At first glance, it would appear that UK insolvency practitioners were kept very busy last quarter with many new corporate case appointments registered for Q2 - a 12.6% rise on Q1 and a significant 27.8% for the same period in 2016.
Yet when reviewing this spike closely, it is clear to see that these figures were primarily inflated following the one-off liquidation of 1,131 personal service companies after changes to the claimable expenses rules. Without these PSCs entering liquidation, the underlying number of corporate insolvencies for Q2 fell to the lowest quarterly level since comparable records began in 2000.
Although it is important not to over analyse the reasons behind an unexpected change, it does come as a surprise when you consider that businesses have had to deal with higher fixed running costs, rises to minimum wage spend, the fall in the value of the pound impacting import prices and the statutory contribution requirement for pension auto-enrolment.
There is an argument to suggest that Q3 figures should be higher with some formal procedures lengthened following the April rule changes. Although with an unanticipated 2.6% inflation drop in July, it is becoming increasingly more and more difficult to forecast economic trends and in turn the financial security of businesses, with many still trading but on the very edge.
The most recent survey that came out of R3 revealed that one in 25 businesses (estimated 80,000 UK businesses) would not be able to sustain an interest rise of only 0.25%, highlighting how financial vulnerable many companies are to even the slightest economic changes.

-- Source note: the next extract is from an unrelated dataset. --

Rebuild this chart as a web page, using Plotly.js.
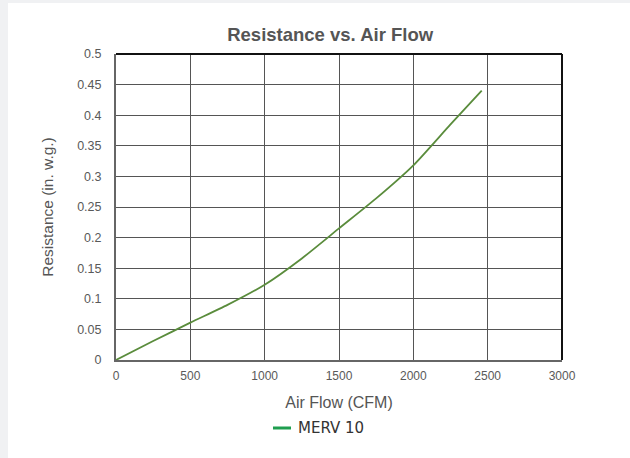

It is also not just corporations who are feeling the pinch, there were 22,772 individual insolvencies in Q2 with bankruptcies making up 17%, Debt Relief Orders at 27% and the rest consisting of individual voluntary arrangements.
Although these figures were down on the previous quarter and are a reversal in the upward recent trend, there are still many individuals who are struggling to get by each month with inflation outstripping wage growth and saver rates stagnating at all-time lows.